Werften: Nationale Interessen und EU-Bürokratie

Schiffbau, Reparaturen, Offshore-Industrie: Mit deutschen Fachleuten wird im zentralasiatischen Turkmenistan eine Werft aus dem Boden gestampft. Währenddessen droht hierzulande selbst Betrieben, die sich auf die Reparatur von Schiffen spezialisiert haben, ein heftiger Schlag ins Genick.
 
Zwei Rostocker Unternehmen zogen einen dicken Fisch an Land. In Turkmenistan  planen und überwachen sie den Bau einer Werft, die äußerst breit aufgestellt sein wird. „Das Besondere daran ist: Erstmals betreuen wir so ein Projekt von der grünen Wiese bis zur Schlüsselübergabe“, sagte der Projektleiter einer der Firmen den Norddeutschen Neuesten Nachrichten.
 
Turkmenistan: Neue Werft entsteht
 
Errichtet werden soll der Betrieb am Rande des Seehafens Turkmenbaschi am Kaspischen Meer. Besteller für den millionenschweren Auftrag ist der staatliche Dienst für den See- und Binnenschiffsverkehr des zentralasiatischen Staates. Das Investitionsvolumen beläuft sich auf 240 Millionen Euro. Bis zu 2.000 Beschäftigte sollen später auf der Werft arbeiten; der Startschuß fällt in drei Jahren.  
 
Weiter beachtenswert: Bislang wurden Reparaturen und Durchsicht aller turkmenischen Schiffe im Ausland durchgeführt.
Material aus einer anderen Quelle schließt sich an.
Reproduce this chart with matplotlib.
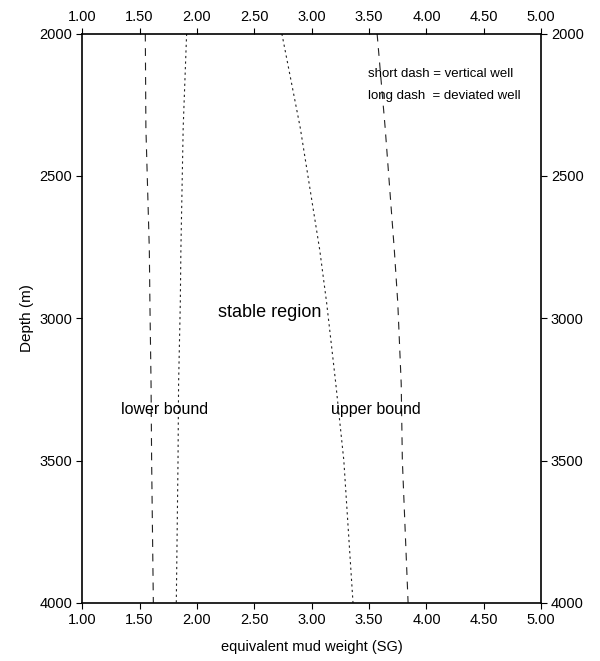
import matplotlib
matplotlib.use('Agg')
import matplotlib.pyplot as plt
import numpy as np

plt.rcParams['font.family'] = ['Liberation Sans', 'DejaVu Sans']

# Depth (m) at which each curve was read
depth = [2000, 2330, 2760, 2945, 3230, 3500, 4000]

# Mud weight (SG) readings for each bound
lower_deviated = [1.55, 1.555, 1.585, 1.59, 1.60, 1.605, 1.62]   # long dash
lower_vertical = [1.91, 1.88, 1.86, 1.855, 1.84, 1.835, 1.82]    # short dash
upper_vertical = [2.74, 2.90, 3.07, 3.13, 3.21, 3.28, 3.36]      # short dash
upper_deviated = [3.57, 3.64, 3.72, 3.75, 3.78, 3.79, 3.84]      # long dash

xticks = [1.0, 1.5, 2.0, 2.5, 3.0, 3.5, 4.0, 4.5, 5.0]
yticks = [2000, 2500, 3000, 3500, 4000]

fig = plt.figure(figsize=(6.0, 6.61), dpi=100)
ax = fig.add_axes([0.137, 0.088, 0.765, 0.861])

long_dash = (0, (7, 6))
short_dash = (0, (2, 3))

ax.plot(lower_deviated, depth, color='#222222', lw=0.8, linestyle=long_dash)
ax.plot(lower_vertical, depth, color='#222222', lw=0.8, linestyle=short_dash)
ax.plot(upper_vertical, depth, color='#222222', lw=0.8, linestyle=short_dash)
ax.plot(upper_deviated, depth, color='#222222', lw=0.8, linestyle=long_dash)

ax.set_xlim(1.0, 5.0)
ax.set_ylim(4000, 2000)
ax.set_xticks(xticks)
ax.set_xticklabels(['%.2f' % t for t in xticks])
ax.set_yticks(yticks)
ax.set_yticklabels([str(t) for t in yticks])

ax.tick_params(top=True, labeltop=True, right=True, labelright=True,
               direction='out', length=4, width=0.8, labelsize=10.5, pad=3)

for s in ax.spines.values():
    s.set_linewidth(1.2)

ax.set_xlabel('equivalent mud weight (SG)', fontsize=10.5, labelpad=10)
ax.set_ylabel('Depth (m)', fontsize=11, labelpad=4)

ax.text(2.63, 2981, 'stable region', fontsize=13, ha='center', va='center')
ax.text(1.72, 3322, 'lower bound', fontsize=11.5, ha='center', va='center')
ax.text(3.56, 3322, 'upper bound', fontsize=11.5, ha='center', va='center')
ax.text(3.49, 2141, 'short dash = vertical well', fontsize=9.5, ha='left', va='center')
ax.text(3.49, 2218, 'long dash  = deviated well', fontsize=9.5, ha='left', va='center')

fig.savefig('out.png', dpi=100)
Auch dieser Bereich wird mit dem Bau der Werft in Turkmenbaschi abgedeckt werden, womit einmal mehr bewiesen ist, mit welcher Selbstverständlichkeit andere Staaten zuzupacken verstehen, wenn es ihre eigenen Interessen erfordern.
 
Bundesrepublik: Kurzarbeit droht auf Reparatur-Werften
 
Derweil verzweifeln hierzulande selbst Betriebe, die Schiffe „nur“ instandsetzen, an der EU-Bürokratie. Wie regionale Medien berichten, versäumte das Marinearsenal in Wilhelmshaven, Reparatur-Aufträge für Schiffe der Bundeswehr europaweit auszuschreiben, eine Vorgabe, die seit August 2011 Gültigkeit hat.
 
Im April bemerkten Kontrolleure des Wehrtechnik-Bundesamtes die bislang fehlende Umstellung auf EU-Recht. In vorauseilendem Gehorsam gegenüber Brüssel wurden nunmehr alle laufenden Vergabe-Verfahren gestoppt. Die Folge: Tausenden Beschäftigten in insgesamt 15 Betrieben (darunter die Rostocker Tamsen-Werft sowie P+S Wolgast) droht monatelange Kurzarbeit.
 
Die SPD-Bundestagsabgeordnete Karin Evers-Meyer befürchtet laut Ostsee-Zeitung monatelange Reparatur-Staus, hält es aber für eher unwahrscheinlich, daß beispielsweise Rostocker Schnellboote bald zu Billigpreisen im Ausland durchgesehen und repariert werden. Schließlich hätten es andere Länder wie Frankreich geschafft, ihre Schiffe weiter im eigenen Land ausbessern zu lassen.  
 
Brüssel endlich den Rücken kehren!
 
Nun ja, Frau Evers-Meyer: Im Gegensatz zu uns schlafmützigen Deutschen nimmt Frankreich, wenn es drauf ankommt, wie selbstverständlich nationale Interessen wahr. Paris hat außerdem viel größeren Einfluß auf seine Werften, die als Schlüssel-Industrie betrachtet werden.  
 
Der „Fall Marinearsenal Wilhelmshaven“ verdeutlicht wieder einmal, wie sklavengleich sich die Verantwortlichen hierzulande den Vorgaben der EU-Bürokratie beugen. Für Deutschland ist es ohnehin an der Zeit, dem Brüsseler Monster den Rücken zu kehren. Dann werden auch große Projekte umgesetzt werden können – wie in Turkmenbaschi zum Beispiel.